2. The improved cathode plate according to claim 1 further wherein the plate has first and second side edges, and further comprising plastic ribbons along each side edge.

3. The improved cathode plate according to claim 1 wherein the plastic shield and the ribbons are one piece.

4. The improved cathode plate according to claim 1 wherein the plastic shield and the ribbons are made in one piece by injection molding.

5. A cathode plate, mounted in an electrolytic cell, such that the lower portion is immersed in an electrolyte, in combination with a plastic shield formed on the upper portion of the cathode plate, wherein the lower edge of the plastic shield is positioned below the surface of the electrolyte.

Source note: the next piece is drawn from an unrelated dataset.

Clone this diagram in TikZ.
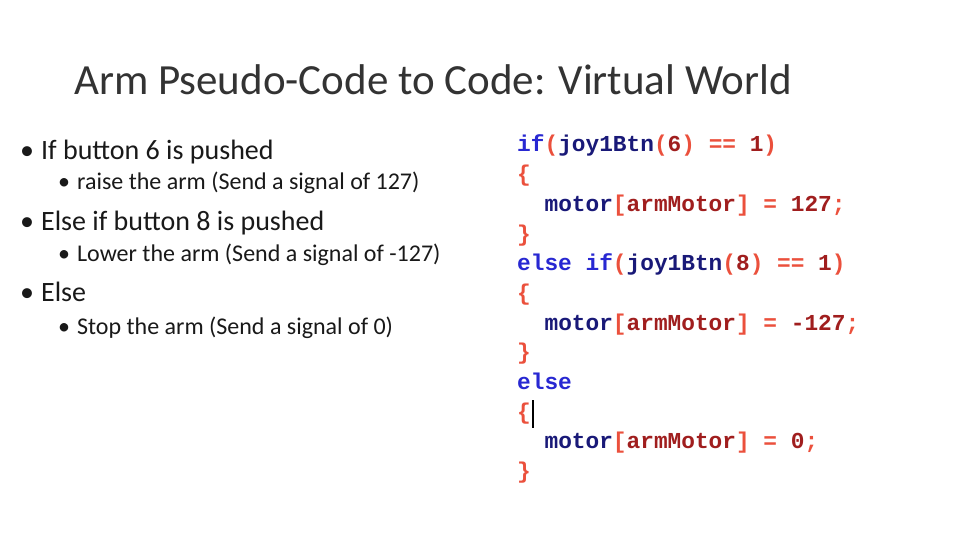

6. The cathode plate according to claim 5 wherein the cathode plate has side edges, and further comprising plastic ribbons on the side edges of the plate.

7. The cathode plate according to claim 6 wherein the shield and the ribbons are one piece.

8. The cathode plate according to claim 7 wherein the shield and the ribbons are injection molded.

9. An improved method of electro-winning metal on a cathode plate in an electrolytic bath, the method comprising providing a cathode plate with a plastic shield on its upper portion, extending below the surface of the electrolytic bath so that upper edge of the metal deposited on the cathode plate is below the surface of the electrolytic bath.